À la fin de la Guerre civile turque, la Turquie menaça la Syrie de l’envahir avec l’aide de l’OTAN si elle persistait à donner asile au leader du PKK, Abdullah Öcallan. Le président Hafez el-Assad demanda alors au chef du PKK de trouver un autre asile et fut contraint de conclure un accord oral avec la Turquie. Il fut convenu que l’Armée turque pourrait pénétrer en territoire syrien, dans une bande de territoire de 8 kilomètres de profondeur, de manière à s’assurer que le PKK ne puisse pas tirer d’obus de mortier depuis le territoire syrien.
Depuis le début de l’actuelle agression contre la Syrie, l’Armée turque a usé et abusé de cet accord, non plus pour prévenir des attaques du PKK, mais pour mettre en place des camps de formation pour les jihadistes.
En octobre 2015, alors que débutait la campagne militaire russe et que Salih Muslim commençait l’opération de kurdisation forcée du Nord de la Syrie, le célèbre lanceur d’alerte turc Fuat Avni annonça sur son compte Twitter que la Turquie était en train de préparer la destruction d’un avion russe. Celle-ci eu lieu le 24 novembre.
Dans la perspective de la Troisième Guerre contre la Syrie [1], il s’agissait d’adresser un message à la Russie de sorte qu’elle se contente de défendre Damas et Lattaquié et laisse le reste du pays aux mains de la Turquie et de ses alliés.
- La salle de commandement du Centre d’opérations aériennes combinées (CAOC) de l’Otan à Torrejón (Espagne).
Techniquement, la défense aérienne de la Turquie, comme celle de tous les États membres de l’OTAN, est coordonnée par le Centre d’opérations aériennes combinées (CAOC) de Torrejón (Espagne). Le chef d’état-major de l’armée de l’Air turque, le général Abidin Ünal, aurait donc dû informer préalablement de sa décision le commandant du CAOC, le général Rubén García Servert. On ignore si cela a été fait [2]. Quoi qu’il en soit, le président Recep Tayyip Erdoğan a confirmé avoir lui-même validé l’ordre de destruction.

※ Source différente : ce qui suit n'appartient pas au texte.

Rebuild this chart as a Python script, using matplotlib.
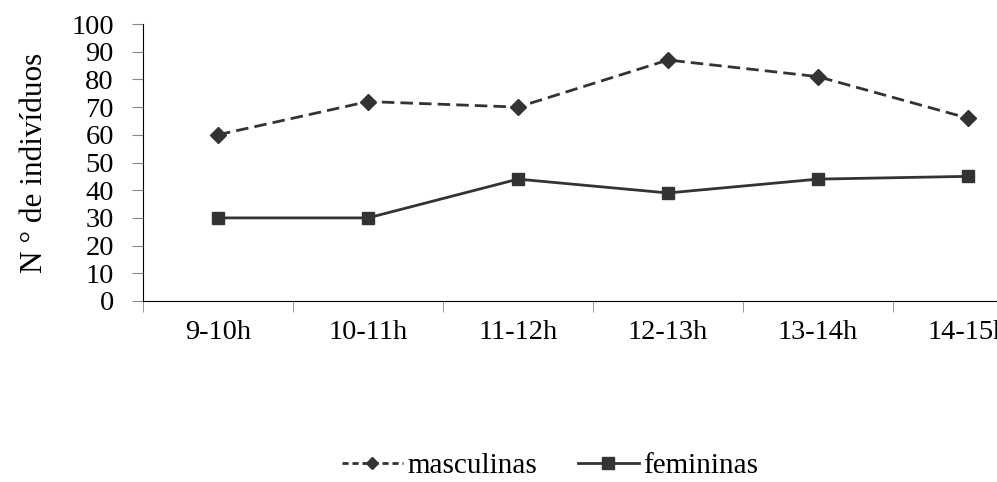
import numpy as np
import matplotlib.pyplot as plt
from matplotlib.lines import Line2D

plt.rcParams['font.family'] = ['Liberation Serif', 'DejaVu Serif']

horas = ['9-10h', '10-11h', '11-12h', '12-13h', '13-14h', '14-15h']
masculinas = [60, 72, 70, 87, 81, 66]
femininas = [30, 30, 44, 39, 44, 45]

cor = '#333333'

fig = plt.figure(figsize=(9.97, 4.82), dpi=100)
# axes runs past the right edge, as in the original
ax = fig.add_axes([143/997, 1 - 301/482, 900/997, 277/482])

x = np.arange(len(horas))
ax.plot(x, masculinas, color=cor, lw=2, ls=(0, (4.5, 2.2)), marker='D', ms=8)
ax.plot(x, femininas, color=cor, lw=2, ls='-', marker='s', ms=9)

ax.set_xlim(-0.5, len(horas) - 0.5)
ax.set_ylim(0, 100)
ax.set_yticks(range(0, 101, 10))
ax.set_xticks(x)
ax.set_xticklabels(horas)
ax.set_xticks(np.arange(-0.5, len(horas), 1), minor=True)
ax.tick_params(axis='x', which='major', length=0, pad=14, labelsize=20.5)
ax.tick_params(axis='x', which='minor', length=8, color='#888888', direction='out')
ax.tick_params(axis='y', length=8, color='#888888', pad=13, labelsize=20.5)

for s in ['top', 'right']:
    ax.spines[s].set_visible(False)

ax.set_ylabel('N ° de indivíduos', fontsize=22.5, labelpad=16)

# legend handles with the shorter dashes seen in the original key
h1 = Line2D([], [], color=cor, lw=2, ls=(0, (2.2, 1.4)), marker='D', ms=6)
h2 = Line2D([], [], color=cor, lw=2, ls='-', marker='s', ms=8)
fig.legend([h1, h2], ['masculinas', 'femininas'], loc='center',
           bbox_to_anchor=(550/997, 1 - 466/482), ncol=2, frameon=False,
           fontsize=21, handlelength=2.1, handletextpad=0.15,
           columnspacing=1.4)

fig.savefig('out.png', dpi=100)
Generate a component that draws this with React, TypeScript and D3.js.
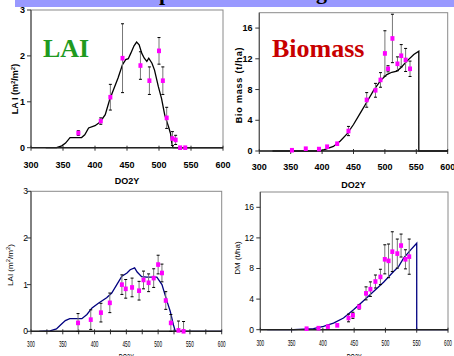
import * as d3 from 'd3';

const xTicks = [300, 350, 400, 450, 500, 550, 600];
const laiTicks = [0, 1, 2, 3];
const massTicks = [0, 4, 8, 12, 16];

// top left: LAI
const laiObsDoyA = [374, 409, 424, 443, 471, 485, 500, 506, 512, 521, 526, 533, 541];
const laiObsA = [0.32, 0.58, 1.1, 1.95, 1.79, 1.46, 2.11, 1.46, 0.65, 0.2, 0.17, 0, 0];
const laiErrA = [0.05, 0.07, 0.28, 0.75, 0.3, 0.3, 0.29, 0.3, 0.23, 0.15, 0.1, 0, 0];
const laiSimDoyA = [323, 340, 348, 354, 361, 379, 384, 390, 400, 408, 416, 423, 429, 436, 443, 448, 452, 456, 461, 465, 469, 473, 477, 481, 484, 489, 493, 499, 504, 509, 515, 518, 520, 522, 600];
const laiSimA = [0, 0, 0.04, 0.1, 0.22, 0.22, 0.28, 0.43, 0.48, 0.56, 0.72, 1.05, 1.27, 1.52, 1.81, 1.92, 1.94, 2.06, 2.22, 2.3, 2.24, 2.06, 1.95, 1.88, 1.95, 1.84, 1.69, 1.33, 1.07, 0.71, 0.45, 0.31, 0.1, 0, 0];

// top right: biomass
const bioObsDoy = [352, 374, 395, 408, 424, 442, 471, 485, 493, 500, 505, 512, 520, 526, 533, 540];
const bioObs = [0.1, 0.3, 0.25, 0.56, 0.95, 2.6, 6.65, 7.9, 9.25, 12.7, 10.7, 14.65, 11.35, 12.4, 11.85, 10.7];
const bioErr = [0, 0, 0, 0, 0, 0.6, 0.95, 0.9, 0.95, 2.95, 0.4, 3.15, 0.9, 1.45, 1.5, 1.0];
const bioSimDoy = [321, 397, 408, 418, 429, 440, 450, 461, 472, 482, 493, 503, 511, 519, 525, 535, 546, 554, 554, 600];
const bioSim = [0, 0, 0.3, 0.6, 1.3, 2.25, 3.45, 4.97, 6.48, 7.9, 9.16, 9.94, 10.25, 10.4, 10.8, 11.7, 12.56, 13.0, 0, 0];

// bottom left: LAI
const laiObsDoyB = [374, 394, 410, 424, 443, 449, 459, 470, 477, 485, 493, 500, 506, 512, 520, 532, 540];
const laiObsB = [0.18, 0.25, 0.4, 0.61, 1.0, 0.91, 0.94, 0.87, 1.1, 1.04, 1.14, 1.43, 1.25, 0.66, 0.18, 0.02, 0];
const laiErrB = [0.2, 0.21, 0.2, 0.21, 0.21, 0.2, 0.2, 0.2, 0.19, 0.19, 0.2, 0.2, 0.19, 0.19, 0.18, 0.2, 0.21];
const laiSimDoyB = [313, 330, 340, 346, 354, 361, 380, 388, 396, 406, 419, 427, 435, 443, 451, 456, 463, 467, 474, 482, 498, 506, 514, 519, 524, 527, 600];
const laiSimB = [0, 0.01, 0.05, 0.13, 0.23, 0.27, 0.27, 0.36, 0.5, 0.6, 0.72, 0.82, 1.0, 1.18, 1.25, 1.32, 1.36, 1.27, 1.17, 1.16, 1.16, 1.0, 0.64, 0.43, 0.14, 0, 0];

// bottom right: DM
const dmObsDoy = [374, 393, 408, 423, 441, 448, 458, 469, 476, 484, 492, 499, 505, 511, 519, 525, 532, 538];
const dmObs = [0.13, 0.2, 0.4, 0.57, 1.53, 1.88, 3.0, 4.75, 5.3, 6.3, 6.9, 9.2, 9.0, 10.2, 9.95, 11.0, 9.2, 9.55];
const dmErr = [0, 0, 0, 0, 0.5, 0.4, 0.3, 0.85, 0.95, 0.85, 1.0, 1.9, 2.2, 2.6, 1.9, 1.5, 1.25, 2.3];
const dmSimDoy = [311, 353, 385, 401, 417, 433, 449, 465, 481, 497, 513, 521, 529, 540, 550, 550, 600];
const dmSim = [0, 0, 0.13, 0.44, 0.87, 1.52, 2.6, 3.78, 5.0, 6.2, 7.6, 8.25, 9.35, 10.4, 11.3, 0, 0];

interface Box { l: number; r: number; t: number; b: number }

interface PanelProps {
  box: Box;
  yMax: number;
  yTicks: number[];
  minorStep?: number;
  simDoy: number[];
  sim: number[];
  simColor: string;
  obsDoy: number[];
  obs: number[];
  err: number[];
  narrow?: boolean;
  tickY: number;
  yTickX: number;
  xLabelY: number;
  yLabel: React.ReactNode;
  yLabelX: number;
  yLabelY: number;
}

function Panel(p: PanelProps) {
  const { box } = p;
  const x = d3.scaleLinear().domain([300, 600]).range([box.l, box.r]);
  const y = d3.scaleLinear().domain([0, p.yMax]).range([box.b, box.t]);
  const line = d3.line<number>().x((_, i) => x(p.simDoy[i])).y(d => y(d));
  const font = 'Liberation Sans, Arial, sans-serif';
  const weight = p.narrow ? 'normal' : 'bold';
  const tickLen = (s: string) => (p.narrow ? s.length * 2.6 : undefined);
  const minor = p.minorStep ? d3.range(300, 601, p.minorStep) : xTicks;

  return (
    <g>
      <rect x={box.l} y={box.t} width={box.r - box.l} height={box.b - box.t} fill="none" stroke="#8a8a8a" strokeWidth={1} />
      <line x1={box.l} x2={box.l} y1={box.t} y2={box.b} stroke="#555" strokeWidth={1.2} />
      {p.yTicks.map(t => (
        <g key={'y' + t}>
          <line x1={box.l - 4} x2={box.l} y1={y(t)} y2={y(t)} stroke="#333" />
          <text x={p.yTickX} y={y(t)} dy="0.35em" textAnchor="end" fontFamily={font} fontWeight={weight} fontSize={p.narrow ? 8.5 : 9}>{t}</text>
        </g>
      ))}
      {minor.map(t => (
        <line key={'m' + t} x1={x(t)} x2={x(t)} y1={box.b - 2} y2={box.b + 3} stroke="#333" />
      ))}
      {xTicks.map(t => (
        <text key={'x' + t} x={x(t)} y={p.tickY} textAnchor="middle" fontFamily={font} fontWeight={weight}
          fontSize={p.narrow ? 8.5 : 9} textLength={tickLen(String(t))} lengthAdjust="spacingAndGlyphs">{t}</text>
      ))}
      <path d={line(p.sim) ?? ''} fill="none" stroke={p.simColor} strokeWidth={1.3} />
      <line x1={box.l} x2={box.r} y1={box.b} y2={box.b} stroke="#222" strokeWidth={1.4} />
      {p.obs.map((v, i) => {
        const cx = x(p.obsDoy[i]);
        const e = p.err[i];
        if (e <= 0) return null;
        const lo = y(Math.max(0, v - e));
        const hi = y(v + e);
        return (
          <g key={'e' + i}>
            <line x1={cx} x2={cx} y1={lo} y2={hi} stroke="#777" strokeWidth={1} />
            <line x1={cx - 1.5} x2={cx + 1.5} y1={lo} y2={lo} stroke="#000" strokeWidth={1} />
            <line x1={cx - 1.5} x2={cx + 1.5} y1={hi} y2={hi} stroke="#000" strokeWidth={1} />
          </g>
        );
      })}
      {p.obs.map((v, i) => (
        <rect key={'o' + i} x={x(p.obsDoy[i]) - 2} y={y(v) - 2.3} width={4} height={4.6} fill="#ff00ff" />
      ))}
      <text x={(box.l + box.r) / 2} y={p.xLabelY} textAnchor="middle" fontFamily={font} fontWeight={weight}
        fontSize={9} textLength={p.narrow ? 15 : undefined} lengthAdjust="spacingAndGlyphs">DO2Y</text>
      <text transform={`translate(${p.yLabelX},${p.yLabelY}) rotate(-90)`} textAnchor="middle" fontFamily={font}
        fontWeight={weight} fontSize={p.narrow ? 8 : 9}>{p.yLabel}</text>
    </g>
  );
}

export default function App() {
  const sup = (s: string) => <tspan baselineShift="super" fontSize={6}>{s}</tspan>;
  return (
    <svg width={454} height={356} style={{ position: 'absolute', left: 0, top: 0, background: '#fff' }}>
      <rect x={15} y={0} width={439} height={7} fill="#9999ff" />
      <text x={159} y={0} fontFamily="Liberation Serif, serif" fontWeight="bold" fontSize={22}>p</text>
      <text x={316} y={-1.5} fontFamily="Liberation Serif, serif" fontWeight="bold" fontSize={22}>g</text>

      <Panel box={{ l: 31, r: 223, t: 10, b: 147.7 }} yMax={3} yTicks={laiTicks}
        simDoy={laiSimDoyA} sim={laiSimA} simColor="#000"
        obsDoy={laiObsDoyA} obs={laiObsA} err={laiErrA}
        tickY={167.5} yTickX={25} xLabelY={184}
        yLabel={<>LA I (m{sup('2')}/m{sup('2')})</>} yLabelX={18} yLabelY={89} />
      <text x={43} y={57} fontFamily="Liberation Serif, serif" fontWeight="bold" fontSize={26} fill="#1f9a1f">LAI</text>

      <Panel box={{ l: 259.3, r: 447.7, t: 12.7, b: 151 }} yMax={18} yTicks={massTicks}
        simDoy={bioSimDoy} sim={bioSim} simColor="#000"
        obsDoy={bioObsDoy} obs={bioObs} err={bioErr}
        tickY={169.5} yTickX={252.5} xLabelY={187.5}
        yLabel={<tspan letterSpacing={0.8}>Bio mass (t/ha)</tspan>} yLabelX={242} yLabelY={85} />
      <text x={272} y={57} fontFamily="Liberation Serif, serif" fontWeight="bold" fontSize={26} fill="#c80000">Biomass</text>

      <Panel box={{ l: 31, r: 221.7, t: 191.3, b: 331.3 }} yMax={3} yTicks={laiTicks} minorStep={25}
        simDoy={laiSimDoyB} sim={laiSimB} simColor="#000080"
        obsDoy={laiObsDoyB} obs={laiObsB} err={laiErrB} narrow
        tickY={346.5} yTickX={28} xLabelY={360}
        yLabel={<>LAI (m{sup('2')}/m{sup('2')})</>} yLabelX={13} yLabelY={265} />

      <Panel box={{ l: 260.3, r: 448, t: 192, b: 329.7 }} yMax={18} yTicks={massTicks}
        simDoy={dmSimDoy} sim={dmSim} simColor="#000080"
        obsDoy={dmObsDoy} obs={dmObs} err={dmErr} narrow
        tickY={346} yTickX={254} xLabelY={360}
        yLabel="DM (t/ha)" yLabelX={240} yLabelY={258} />
    </svg>
  );
}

L’état-major russe avait fourni 12 heures au préalable les plans de vol de ses avions à l’Otan, de sorte que l’Alliance et la Turquie ne pouvaient pas ignorer que l’avion était russe, contrairement aux allégations turques. En outre, un AWACS de l’Otan a décollé auparavant de la base grecque d’Aktion (près de Preveza) pour surveiller ce qui allait se passer [3].